▶ [Your objective] Output the data exactly, with every line intact.

▶ [Data provided]
---
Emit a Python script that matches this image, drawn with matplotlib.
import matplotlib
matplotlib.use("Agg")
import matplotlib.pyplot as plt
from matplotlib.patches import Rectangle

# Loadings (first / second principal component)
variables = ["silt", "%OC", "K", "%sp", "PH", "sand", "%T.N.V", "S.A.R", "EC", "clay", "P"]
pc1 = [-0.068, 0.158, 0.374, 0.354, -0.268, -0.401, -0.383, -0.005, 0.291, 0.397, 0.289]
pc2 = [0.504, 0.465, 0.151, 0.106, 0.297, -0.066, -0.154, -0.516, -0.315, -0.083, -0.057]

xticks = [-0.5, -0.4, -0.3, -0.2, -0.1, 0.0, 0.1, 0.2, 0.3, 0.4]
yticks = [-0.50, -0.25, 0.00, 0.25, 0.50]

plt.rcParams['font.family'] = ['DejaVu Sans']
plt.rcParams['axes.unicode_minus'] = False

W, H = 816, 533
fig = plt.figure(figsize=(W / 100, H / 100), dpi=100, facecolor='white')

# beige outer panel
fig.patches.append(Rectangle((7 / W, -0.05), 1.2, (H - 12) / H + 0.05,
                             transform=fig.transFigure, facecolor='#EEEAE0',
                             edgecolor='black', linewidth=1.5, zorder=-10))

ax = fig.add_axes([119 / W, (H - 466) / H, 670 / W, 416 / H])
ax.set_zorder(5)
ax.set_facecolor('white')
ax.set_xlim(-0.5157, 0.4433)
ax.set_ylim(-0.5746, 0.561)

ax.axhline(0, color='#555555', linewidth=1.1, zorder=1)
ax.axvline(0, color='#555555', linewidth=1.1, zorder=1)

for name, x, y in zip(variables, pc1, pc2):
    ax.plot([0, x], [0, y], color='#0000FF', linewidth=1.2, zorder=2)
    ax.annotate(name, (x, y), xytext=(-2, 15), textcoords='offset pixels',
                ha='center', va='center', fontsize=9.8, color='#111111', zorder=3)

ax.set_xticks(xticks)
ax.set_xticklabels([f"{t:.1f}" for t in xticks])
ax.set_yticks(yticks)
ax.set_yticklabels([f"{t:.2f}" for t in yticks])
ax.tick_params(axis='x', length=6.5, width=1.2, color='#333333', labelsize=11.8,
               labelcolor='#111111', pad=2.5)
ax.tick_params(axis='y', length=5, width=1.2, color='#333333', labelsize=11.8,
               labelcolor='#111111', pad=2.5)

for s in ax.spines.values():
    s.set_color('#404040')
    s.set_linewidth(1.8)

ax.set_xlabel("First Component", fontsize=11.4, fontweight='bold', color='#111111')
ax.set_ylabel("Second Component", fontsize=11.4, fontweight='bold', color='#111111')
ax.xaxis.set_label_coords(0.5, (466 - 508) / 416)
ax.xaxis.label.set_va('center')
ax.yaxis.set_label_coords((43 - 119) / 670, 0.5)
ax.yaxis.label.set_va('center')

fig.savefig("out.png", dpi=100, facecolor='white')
---
▶ [Response to this task]
Emit a Python script that matches this image, drawn with matplotlib.
import matplotlib
matplotlib.use("Agg")
import matplotlib.pyplot as plt
from matplotlib.patches import Rectangle

# Loadings (first / second principal component)
variables = ["silt", "%OC", "K", "%sp", "PH", "sand", "%T.N.V", "S.A.R", "EC", "clay", "P"]
pc1 = [-0.068, 0.158, 0.374, 0.354, -0.268, -0.401, -0.383, -0.005, 0.291, 0.397, 0.289]
pc2 = [0.504, 0.465, 0.151, 0.106, 0.297, -0.066, -0.154, -0.516, -0.315, -0.083, -0.057]

xticks = [-0.5, -0.4, -0.3, -0.2, -0.1, 0.0, 0.1, 0.2, 0.3, 0.4]
yticks = [-0.50, -0.25, 0.00, 0.25, 0.50]

plt.rcParams['font.family'] = ['DejaVu Sans']
plt.rcParams['axes.unicode_minus'] = False

W, H = 816, 533
fig = plt.figure(figsize=(W / 100, H / 100), dpi=100, facecolor='white')

# beige outer panel
fig.patches.append(Rectangle((7 / W, -0.05), 1.2, (H - 12) / H + 0.05,
                             transform=fig.transFigure, facecolor='#EEEAE0',
                             edgecolor='black', linewidth=1.5, zorder=-10))

ax = fig.add_axes([119 / W, (H - 466) / H, 670 / W, 416 / H])
ax.set_zorder(5)
ax.set_facecolor('white')
ax.set_xlim(-0.5157, 0.4433)
ax.set_ylim(-0.5746, 0.561)

ax.axhline(0, color='#555555', linewidth=1.1, zorder=1)
ax.axvline(0, color='#555555', linewidth=1.1, zorder=1)

for name, x, y in zip(variables, pc1, pc2):
    ax.plot([0, x], [0, y], color='#0000FF', linewidth=1.2, zorder=2)
    ax.annotate(name, (x, y), xytext=(-2, 15), textcoords='offset pixels',
                ha='center', va='center', fontsize=9.8, color='#111111', zorder=3)

ax.set_xticks(xticks)
ax.set_xticklabels([f"{t:.1f}" for t in xticks])
ax.set_yticks(yticks)
ax.set_yticklabels([f"{t:.2f}" for t in yticks])
ax.tick_params(axis='x', length=6.5, width=1.2, color='#333333', labelsize=11.8,
               labelcolor='#111111', pad=2.5)
ax.tick_params(axis='y', length=5, width=1.2, color='#333333', labelsize=11.8,
               labelcolor='#111111', pad=2.5)

for s in ax.spines.values():
    s.set_color('#404040')
    s.set_linewidth(1.8)

ax.set_xlabel("First Component", fontsize=11.4, fontweight='bold', color='#111111')
ax.set_ylabel("Second Component", fontsize=11.4, fontweight='bold', color='#111111')
ax.xaxis.set_label_coords(0.5, (466 - 508) / 416)
ax.xaxis.label.set_va('center')
ax.yaxis.set_label_coords((43 - 119) / 670, 0.5)
ax.yaxis.label.set_va('center')

fig.savefig("out.png", dpi=100, facecolor='white')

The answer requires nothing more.